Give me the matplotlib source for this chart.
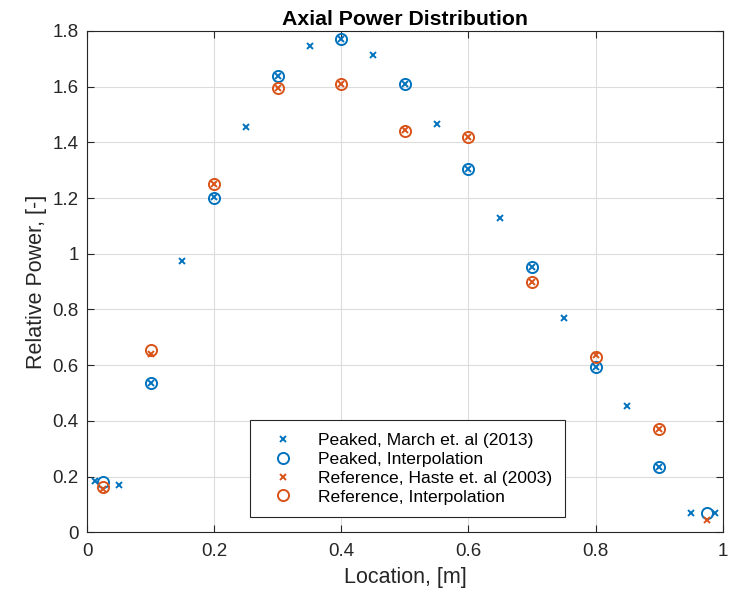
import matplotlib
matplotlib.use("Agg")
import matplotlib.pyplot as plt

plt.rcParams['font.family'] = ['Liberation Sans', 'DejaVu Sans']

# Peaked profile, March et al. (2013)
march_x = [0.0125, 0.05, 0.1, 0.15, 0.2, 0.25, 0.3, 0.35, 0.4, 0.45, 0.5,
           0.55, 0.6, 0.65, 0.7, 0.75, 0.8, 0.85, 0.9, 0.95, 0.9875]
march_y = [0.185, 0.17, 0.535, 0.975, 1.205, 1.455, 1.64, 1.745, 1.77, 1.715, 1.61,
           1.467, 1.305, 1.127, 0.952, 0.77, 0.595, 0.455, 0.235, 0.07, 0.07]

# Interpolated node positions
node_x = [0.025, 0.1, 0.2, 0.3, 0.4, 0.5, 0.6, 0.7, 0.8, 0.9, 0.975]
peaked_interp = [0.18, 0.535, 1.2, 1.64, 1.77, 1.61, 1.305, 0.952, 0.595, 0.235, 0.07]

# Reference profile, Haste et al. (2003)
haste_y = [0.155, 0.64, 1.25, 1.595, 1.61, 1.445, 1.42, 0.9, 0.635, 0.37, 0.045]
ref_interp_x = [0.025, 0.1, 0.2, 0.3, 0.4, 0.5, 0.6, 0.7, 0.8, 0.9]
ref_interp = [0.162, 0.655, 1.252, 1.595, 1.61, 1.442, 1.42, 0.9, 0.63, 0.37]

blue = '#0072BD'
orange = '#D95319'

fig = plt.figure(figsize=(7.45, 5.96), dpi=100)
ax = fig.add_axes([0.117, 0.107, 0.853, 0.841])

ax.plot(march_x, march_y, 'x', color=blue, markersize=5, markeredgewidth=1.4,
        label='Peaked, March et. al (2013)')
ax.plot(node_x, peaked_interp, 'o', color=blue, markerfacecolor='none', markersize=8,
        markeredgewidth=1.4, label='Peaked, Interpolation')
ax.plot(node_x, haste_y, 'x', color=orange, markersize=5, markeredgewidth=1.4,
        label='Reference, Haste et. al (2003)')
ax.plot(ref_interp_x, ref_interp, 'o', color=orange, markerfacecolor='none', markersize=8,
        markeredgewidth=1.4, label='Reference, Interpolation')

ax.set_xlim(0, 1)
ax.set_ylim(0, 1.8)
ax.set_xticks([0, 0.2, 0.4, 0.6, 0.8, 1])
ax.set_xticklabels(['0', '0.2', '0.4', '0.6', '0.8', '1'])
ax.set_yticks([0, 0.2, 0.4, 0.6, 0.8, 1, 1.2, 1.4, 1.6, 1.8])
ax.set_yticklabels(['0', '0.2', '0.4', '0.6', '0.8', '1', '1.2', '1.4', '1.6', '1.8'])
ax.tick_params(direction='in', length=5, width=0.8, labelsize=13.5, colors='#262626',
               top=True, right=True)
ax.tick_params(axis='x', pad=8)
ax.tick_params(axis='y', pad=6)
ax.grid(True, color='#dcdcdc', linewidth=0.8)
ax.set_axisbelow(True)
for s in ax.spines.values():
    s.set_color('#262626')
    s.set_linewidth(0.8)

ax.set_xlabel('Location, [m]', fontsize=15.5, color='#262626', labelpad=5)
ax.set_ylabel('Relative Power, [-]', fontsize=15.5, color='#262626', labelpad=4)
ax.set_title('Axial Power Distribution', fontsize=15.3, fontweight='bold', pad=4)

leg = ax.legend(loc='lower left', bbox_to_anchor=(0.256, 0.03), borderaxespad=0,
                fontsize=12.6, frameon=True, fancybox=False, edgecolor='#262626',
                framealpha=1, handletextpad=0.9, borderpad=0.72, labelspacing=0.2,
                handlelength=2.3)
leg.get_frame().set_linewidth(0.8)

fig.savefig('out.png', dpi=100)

----

WRITTEN EXERCISE:
Transcribe the whole listing, character for character, but not its images.

WRITTEN SOLUTION:
Give me the matplotlib source for this chart.
import matplotlib
matplotlib.use("Agg")
import matplotlib.pyplot as plt

plt.rcParams['font.family'] = ['Liberation Sans', 'DejaVu Sans']

# Peaked profile, March et al. (2013)
march_x = [0.0125, 0.05, 0.1, 0.15, 0.2, 0.25, 0.3, 0.35, 0.4, 0.45, 0.5,
           0.55, 0.6, 0.65, 0.7, 0.75, 0.8, 0.85, 0.9, 0.95, 0.9875]
march_y = [0.185, 0.17, 0.535, 0.975, 1.205, 1.455, 1.64, 1.745, 1.77, 1.715, 1.61,
           1.467, 1.305, 1.127, 0.952, 0.77, 0.595, 0.455, 0.235, 0.07, 0.07]

# Interpolated node positions
node_x = [0.025, 0.1, 0.2, 0.3, 0.4, 0.5, 0.6, 0.7, 0.8, 0.9, 0.975]
peaked_interp = [0.18, 0.535, 1.2, 1.64, 1.77, 1.61, 1.305, 0.952, 0.595, 0.235, 0.07]

# Reference profile, Haste et al. (2003)
haste_y = [0.155, 0.64, 1.25, 1.595, 1.61, 1.445, 1.42, 0.9, 0.635, 0.37, 0.045]
ref_interp_x = [0.025, 0.1, 0.2, 0.3, 0.4, 0.5, 0.6, 0.7, 0.8, 0.9]
ref_interp = [0.162, 0.655, 1.252, 1.595, 1.61, 1.442, 1.42, 0.9, 0.63, 0.37]

blue = '#0072BD'
orange = '#D95319'

fig = plt.figure(figsize=(7.45, 5.96), dpi=100)
ax = fig.add_axes([0.117, 0.107, 0.853, 0.841])

ax.plot(march_x, march_y, 'x', color=blue, markersize=5, markeredgewidth=1.4,
        label='Peaked, March et. al (2013)')
ax.plot(node_x, peaked_interp, 'o', color=blue, markerfacecolor='none', markersize=8,
        markeredgewidth=1.4, label='Peaked, Interpolation')
ax.plot(node_x, haste_y, 'x', color=orange, markersize=5, markeredgewidth=1.4,
        label='Reference, Haste et. al (2003)')
ax.plot(ref_interp_x, ref_interp, 'o', color=orange, markerfacecolor='none', markersize=8,
        markeredgewidth=1.4, label='Reference, Interpolation')

ax.set_xlim(0, 1)
ax.set_ylim(0, 1.8)
ax.set_xticks([0, 0.2, 0.4, 0.6, 0.8, 1])
ax.set_xticklabels(['0', '0.2', '0.4', '0.6', '0.8', '1'])
ax.set_yticks([0, 0.2, 0.4, 0.6, 0.8, 1, 1.2, 1.4, 1.6, 1.8])
ax.set_yticklabels(['0', '0.2', '0.4', '0.6', '0.8', '1', '1.2', '1.4', '1.6', '1.8'])
ax.tick_params(direction='in', length=5, width=0.8, labelsize=13.5, colors='#262626',
               top=True, right=True)
ax.tick_params(axis='x', pad=8)
ax.tick_params(axis='y', pad=6)
ax.grid(True, color='#dcdcdc', linewidth=0.8)
ax.set_axisbelow(True)
for s in ax.spines.values():
    s.set_color('#262626')
    s.set_linewidth(0.8)

ax.set_xlabel('Location, [m]', fontsize=15.5, color='#262626', labelpad=5)
ax.set_ylabel('Relative Power, [-]', fontsize=15.5, color='#262626', labelpad=4)
ax.set_title('Axial Power Distribution', fontsize=15.3, fontweight='bold', pad=4)

leg = ax.legend(loc='lower left', bbox_to_anchor=(0.256, 0.03), borderaxespad=0,
                fontsize=12.6, frameon=True, fancybox=False, edgecolor='#262626',
                framealpha=1, handletextpad=0.9, borderpad=0.72, labelspacing=0.2,
                handlelength=2.3)
leg.get_frame().set_linewidth(0.8)

fig.savefig('out.png', dpi=100)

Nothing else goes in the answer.